Bencana memang bukan kuasa manusia untuk mengaturnya. Sebagai mahluk yang diberi anugerah lebih dibanding mahluk lain, manusia dilengkapi dengan akal dan hati nurani. Jika akal tak mampu lagi menjangkau rahasiaNya dibalik segala peristiwa di jagad raya ini, hati nurani mestinya yang mengemuka. Itulah sejatinya kehidupan.
Indonesia sudah lama sekali dikenal sebagai wilayah rawan bencana. Alam yang beraneka rupa di satu sisi mengundang pesona, dan sebaliknya menyimpan potensi kerusakan yang sulit diatasi jika terjadi. Selain dilintasi jalur gunung berapi yang membujur di sepanjang kepulauan besar dan kecil, di atas atau dibawah permukaan tanah, tiba-tiba aktif tanpa tanda awal dan sebagainya. Faktor alam ini jelas merupakan potensi bencana. Ditambah dengan perilaku manusia yang kian hari semakin tak bersahabat dengan alam dan lingkungan potensi itu menjadi semakin besar dan terbuka.
Selain faktor alam yang senantiasa memberi tahu adanya peringatan akan kewajiban untuk menjaga keseimbangan lingkungan, faktor manusia adalah kunci bagi upaya mengurangi tingkat risiko bencana alam. Sejauh ini, tingkat kerusakan alam karena faktor intrinsiknya sudah cukup besar.
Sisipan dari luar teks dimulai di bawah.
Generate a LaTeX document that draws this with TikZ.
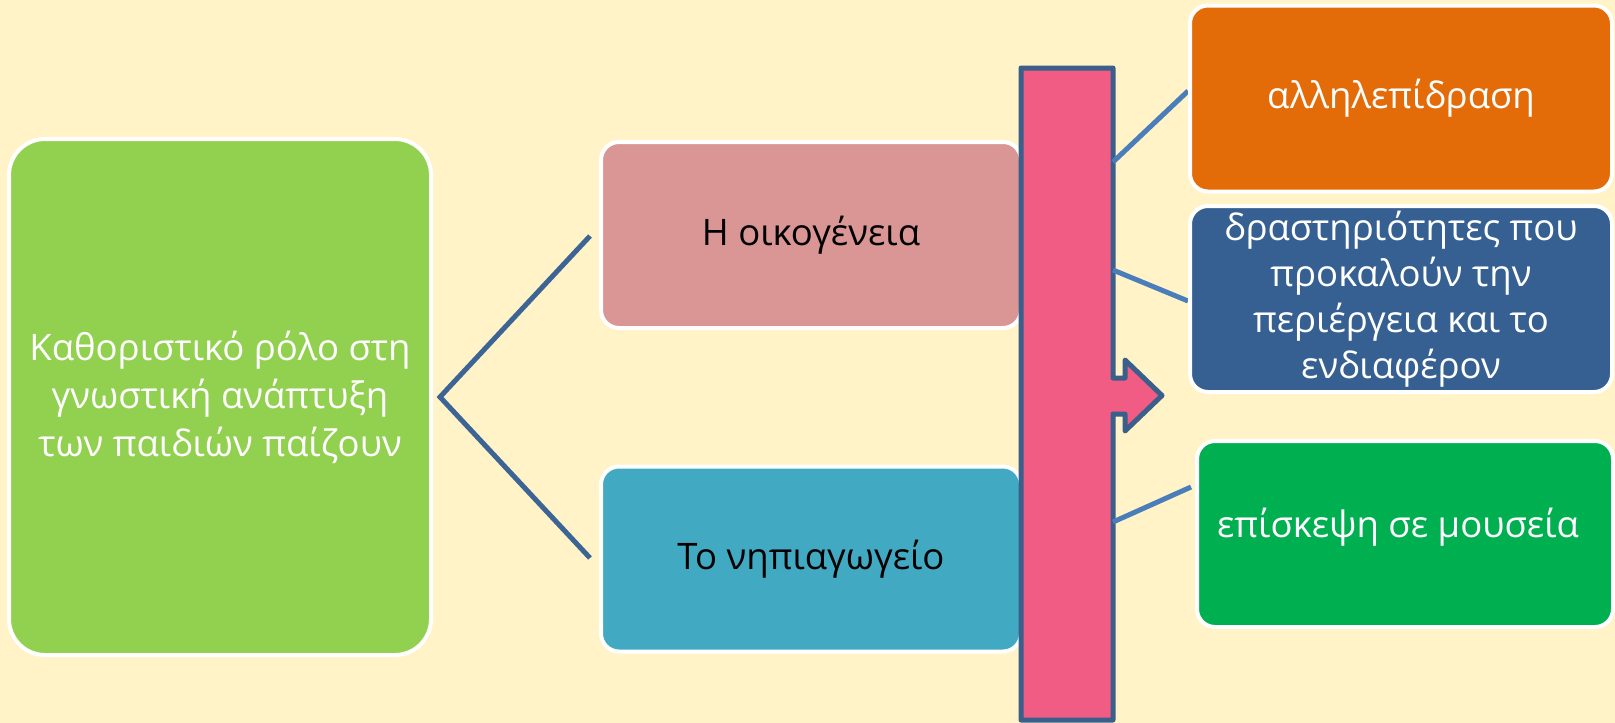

Tetapi, tingkat kerusakan alam yang disebabkan ulah manusia justru lebih besar dan berdimensi luas. Terutama dalam dasawarsa terakhir, banyak sekali perilaku pemimpin di semua lini, baik pusat maupun daerah yang tak lagi mempertimbangkan dengan saksama semua potensi kerusakan akibat bencana. Mereka terlalu asyik dengan diri sendiri dan kelompok-kelompok kecilnya. Sehingga mengabaikan kepentingan yang lebih luas dan strategis.
Satu bukti kuat hilangnya nurani kemanusiaan para pemimpin yang berada di jajaran pemerintah dan DPR khususnya, adalah pengabaian atas kewajiban bagi negara Indonesia yang telah meratifikasi Konvensi Jenewa 1949 untuk segera mengundangkannya sebagai bagian utama dalam konstruksi hukum nasional sejak tahun 1958. Sudah cukup banyak tulisan saya tentang hal ini. Terakhir mengangkat kejengkelan relawan PMI kepada pengurus organisasi PMI dan parpol karena tak ada kemajuan berarti dalam menyelesaikan hal-hal yang tidak prinisip dalam peroses pengundangan #RUUKepalangmerahan.
Bukti lain adalah kelambanan pemerintah pusat dalam menanggapi status bencana erupsi Gunung Sinabung yang terkatung-katung selama lebih dari tiga bulan. Ini sangat berbeda dengan saat terjadinya kasus serupa di Yogyakarta (erupsi Gunung Merapi 2005 dan 2010 serta gempa bumi 2006). Bahkan teman-teman Relawan PMI di Sumatera Utara yang telah berjibaku sejak erupsi pertama sampai harus mengeluarkan pernyataan sikap "keras" yang sedikit banyak memaksa Presiden SBY menetapkannya sebagai bencana nasional. Tak kurang dari mantan Gubernur BI, Darwin Nasution, menegaskan kebancian pemimpin kita dengan nada yang lebih sarkastik.
Ketidak-jelasan sikap para pemimpin menumbuhkan sikap militansi para relawan PMI sulit dibendung. Pada kadar tertentu, hal ini mungkin tidak membahayakan keselamatan orang banyak mengingat bahwa, bagaimanapun wujud kejengkelan itu, nurani mereka telah terbentuk dengan sentuhan-sentuhan kemanusiaan yang begitu dalam. Meski begitu, mereka tetap manusia biasa yang setiap saat dapat berubah sikap menjadi tak terkendali. Karena banyak diantaranya yang telah diperlakukan diskriminatif oleh pengurus PMI di berbagai tingkat organisasi. Tidak hanya di daerah, tapi juga sampai di pusat.
Dengan meningkatnya derajat tekanan akibat ketidak-jelasan sikap para pemimpin itu, militansi yang semula dapat diarahkan pada sikap-sikap positif - konstruktif sangat mungkin menjadi tindakan destruktif. Inilah yang sangat berbahaya karena Relawan PMI harus memosisikan diri sebagai korban dari yang biasanya menolong korban.